REQUEST:
Beginning with the first line, set down every line through the one containing "s.set_visible(False)", exactly as it appears, but not the pictures.

COLLECTED MATERIAL:
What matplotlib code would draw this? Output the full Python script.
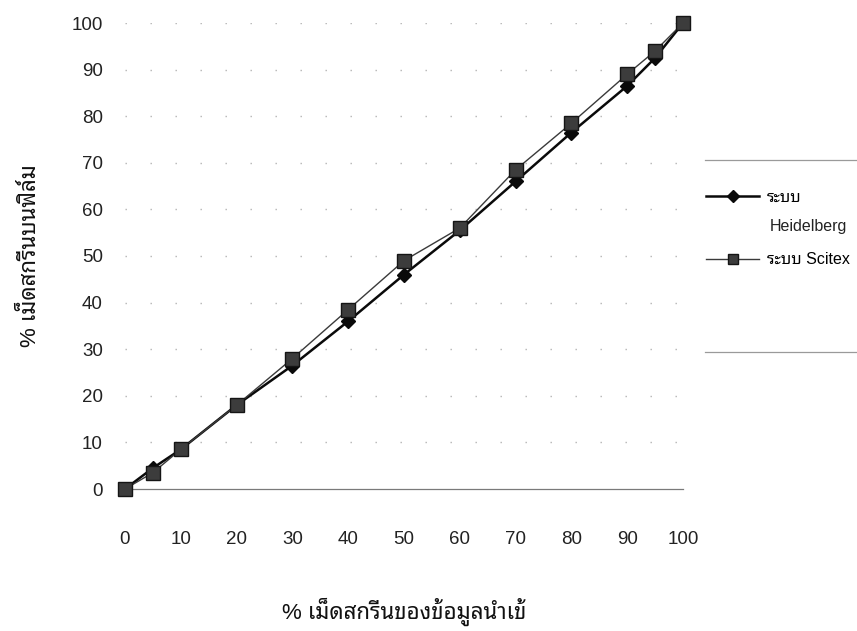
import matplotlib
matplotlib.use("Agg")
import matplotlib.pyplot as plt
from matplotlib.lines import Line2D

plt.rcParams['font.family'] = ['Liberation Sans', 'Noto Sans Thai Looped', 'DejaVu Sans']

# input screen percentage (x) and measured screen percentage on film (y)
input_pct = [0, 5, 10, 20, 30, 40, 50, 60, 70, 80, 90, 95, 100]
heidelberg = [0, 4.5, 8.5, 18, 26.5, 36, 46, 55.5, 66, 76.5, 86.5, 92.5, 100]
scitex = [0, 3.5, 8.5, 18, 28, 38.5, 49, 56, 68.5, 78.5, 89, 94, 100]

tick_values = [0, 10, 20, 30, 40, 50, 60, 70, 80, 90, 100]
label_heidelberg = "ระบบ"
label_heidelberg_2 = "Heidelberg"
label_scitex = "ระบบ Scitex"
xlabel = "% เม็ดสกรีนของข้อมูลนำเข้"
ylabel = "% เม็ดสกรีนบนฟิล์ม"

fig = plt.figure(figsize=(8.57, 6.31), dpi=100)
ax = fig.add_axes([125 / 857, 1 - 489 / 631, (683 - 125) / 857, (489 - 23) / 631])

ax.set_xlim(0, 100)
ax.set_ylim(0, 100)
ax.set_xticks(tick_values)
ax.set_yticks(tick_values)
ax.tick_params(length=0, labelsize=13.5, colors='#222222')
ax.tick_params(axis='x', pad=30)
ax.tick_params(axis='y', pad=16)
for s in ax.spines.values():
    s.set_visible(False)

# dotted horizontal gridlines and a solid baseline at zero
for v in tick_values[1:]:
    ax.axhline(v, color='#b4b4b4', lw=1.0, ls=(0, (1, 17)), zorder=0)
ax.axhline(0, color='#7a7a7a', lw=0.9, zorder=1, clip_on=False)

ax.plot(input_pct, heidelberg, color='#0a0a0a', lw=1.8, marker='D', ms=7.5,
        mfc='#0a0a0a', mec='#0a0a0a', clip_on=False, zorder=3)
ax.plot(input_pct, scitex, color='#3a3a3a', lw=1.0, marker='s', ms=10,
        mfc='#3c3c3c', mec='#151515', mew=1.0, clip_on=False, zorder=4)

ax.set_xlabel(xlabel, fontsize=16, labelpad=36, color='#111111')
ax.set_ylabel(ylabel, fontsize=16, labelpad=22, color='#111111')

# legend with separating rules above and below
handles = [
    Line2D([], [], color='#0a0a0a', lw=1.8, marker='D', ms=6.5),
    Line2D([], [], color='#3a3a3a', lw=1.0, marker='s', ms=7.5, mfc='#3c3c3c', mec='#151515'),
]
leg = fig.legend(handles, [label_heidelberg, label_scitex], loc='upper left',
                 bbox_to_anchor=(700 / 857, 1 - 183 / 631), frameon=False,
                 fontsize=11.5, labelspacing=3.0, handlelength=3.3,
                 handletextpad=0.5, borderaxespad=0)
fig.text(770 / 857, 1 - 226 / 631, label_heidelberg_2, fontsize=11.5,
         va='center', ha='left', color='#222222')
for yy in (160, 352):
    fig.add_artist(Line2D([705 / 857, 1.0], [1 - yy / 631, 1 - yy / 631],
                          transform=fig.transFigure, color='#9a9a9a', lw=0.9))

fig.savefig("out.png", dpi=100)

TASK OUTPUT:
What matplotlib code would draw this? Output the full Python script.
import matplotlib
matplotlib.use("Agg")
import matplotlib.pyplot as plt
from matplotlib.lines import Line2D

plt.rcParams['font.family'] = ['Liberation Sans', 'Noto Sans Thai Looped', 'DejaVu Sans']

# input screen percentage (x) and measured screen percentage on film (y)
input_pct = [0, 5, 10, 20, 30, 40, 50, 60, 70, 80, 90, 95, 100]
heidelberg = [0, 4.5, 8.5, 18, 26.5, 36, 46, 55.5, 66, 76.5, 86.5, 92.5, 100]
scitex = [0, 3.5, 8.5, 18, 28, 38.5, 49, 56, 68.5, 78.5, 89, 94, 100]

tick_values = [0, 10, 20, 30, 40, 50, 60, 70, 80, 90, 100]
label_heidelberg = "ระบบ"
label_heidelberg_2 = "Heidelberg"
label_scitex = "ระบบ Scitex"
xlabel = "% เม็ดสกรีนของข้อมูลนำเข้"
ylabel = "% เม็ดสกรีนบนฟิล์ม"

fig = plt.figure(figsize=(8.57, 6.31), dpi=100)
ax = fig.add_axes([125 / 857, 1 - 489 / 631, (683 - 125) / 857, (489 - 23) / 631])

ax.set_xlim(0, 100)
ax.set_ylim(0, 100)
ax.set_xticks(tick_values)
ax.set_yticks(tick_values)
ax.tick_params(length=0, labelsize=13.5, colors='#222222')
ax.tick_params(axis='x', pad=30)
ax.tick_params(axis='y', pad=16)
for s in ax.spines.values():
    s.set_visible(False)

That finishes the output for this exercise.